だけど、親切心で手を貸してくれた彼が罰せられるなんて、そんなの絶対に間違ってる‼
(駄目っ‼ お願い、それ以上言わないでっ‼)
その思いで心がいっぱいになった瞬間、突然、地面の砂を巻き上げるように強い風が吹いた。というか、義母と侍女長に向かって吹き抜けていったように、私には見えた。
砂埃がまともに直撃した義母たちが、目を押さえながら咳き込んでいる。どうやら、思いっきり砂埃に目と喉をやられてしまったみたい。
「めっ、目が痛いわっ‼ ゴホッ……は、早く水をっ‼ 何とかしなさいっ‼」
「奥様っ‼ そんなに動かれると……きゃあっ‼」
目が見えず、ふらついたお義母様にぶつかられた侍女長が地面に転んでしまった。倒れる直前、思わず義母のドレスを掴んでしまったようで、ビリッという布が裂ける音とともに、義母も転倒の道連れとなってしまった。
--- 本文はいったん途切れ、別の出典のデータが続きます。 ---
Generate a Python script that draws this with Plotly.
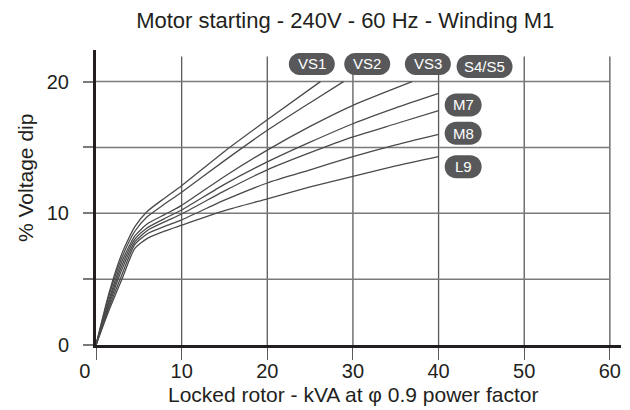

その拍子に、お義母様の首に掛かっていた高価なネックレスが千切れ、宝石のきらめきが四方八方に散らばる。
他の侍女たちが助けようと動こうにも、彼女たちも砂埃で目がやられてしまったみたいで、右往左往していた。
(な、何なのこの光景は……風が吹いただけなのに……)
一陣の風が引き起こした地獄絵図を前に、私は茫然と立ち尽くすしかない。
どうしようとアランの方を見ると、すでに私を見ていた彼と視線が合った。
もの凄く驚いた表情をしていた。瞳を激しく瞬かせながら、私の顔を穴が空くんじゃないかと思われるほど見つめている。
不思議なのは、彼の注意が、一切お義母様たちに向けられていないこと。
目の前の騒ぎに驚いているのではなく、私を見て驚いているような――
え?
私……何もしてないわよね?
そうこうしているうちに、騒ぎを聞きつけ人が集まってきた。
転がっていた義母と侍女長は助けられたけれど、まだ目が痛いみたいで、転ばないように両脇を支えられている。
立ち去ろうとした二人に、私は慌てて声を掛けた。
「あ、あの、お義母様‼ 私、言いつけ通り荷物を片付けたので、これでもうよろしいでしょうか?」
「もうそんなこと、どうでもいいわ‼ 今後、気をつけなさいっ‼ そこの使用人もっ‼」
さっさと部屋に戻り、治療を受けたかったのだろう。
義母はそう吐き捨てると、両脇を支えられながら屋敷の中に戻っていった。
そんな彼女たちを、私とアランは深々と頭を下げて見送った。